Even in a more regulated future, the likely outcome isn’t “alts everywhere.”

It’s: a handful of approved assets and the rest ignored.


Why Retail Trust Is Gone (And Why That Matters)

Alt seasons are powered by retail.

But retail got burned. Repeatedly.

Meanwhile, traditional markets kept delivering:

  • stocks producing strong returns

  • bonds paying yield

  • gold and other hard assets holding up

And when normal people hear “crypto,” the default response is still:
“Isn’t that a scam?”

That reputation problem isn’t just PR.

It’s liquidity.

Because without retail demand, most speculative alts don’t have a fuel source.


So… Will We Ever Get an Alt Season?

Maybe.

But if it happens, it likely won’t look like 2021.

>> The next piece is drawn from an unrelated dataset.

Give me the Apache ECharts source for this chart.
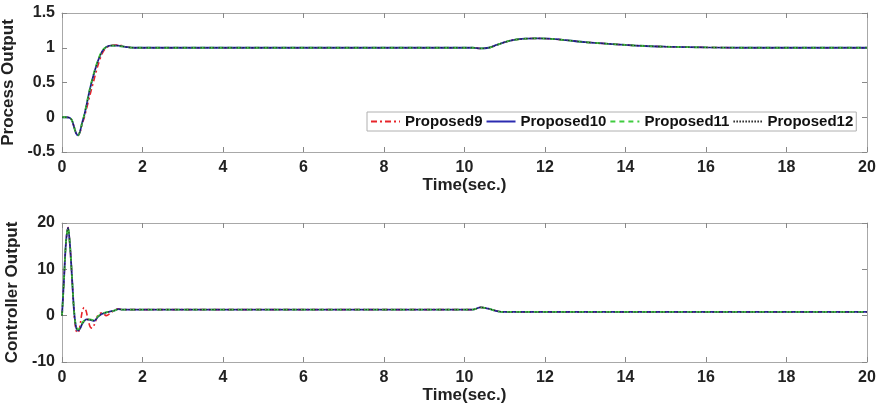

A more realistic version is:

  • selective pumps

  • fewer winners

  • a flight to quality

  • “real” projects with revenue, users, or undeniable utility

The 11 million zombie tokens?

They’re probably staying dead.


Pivot or Perish: The Strategy Nobody Wants to Hear

Here’s the practical takeaway:

You don’t have to abandon crypto—but you may need to stop anchoring your financial future to an idealized 2021 replay.

It’s okay to:

  • diversify

  • explore other asset classes

  • stop waiting endlessly for “the rotation”

  • reduce exposure to tokens with nonstop unlock pressure and no product-market fit

Because the biggest risk isn’t losing money.

It’s losing years.


Final Thought

When people say “alt season is guaranteed,” they’re selling nostalgia.

The market has changed:

  • too much supply

  • too little demand

  • trapped institutional liquidity

  • damaged trust

  • and an industry that often rewarded hype over substance

Maybe we don’t deserve an alt season.

But individuals can still win—by adapting, being selective, and refusing to be exit liquidity for broken incentives.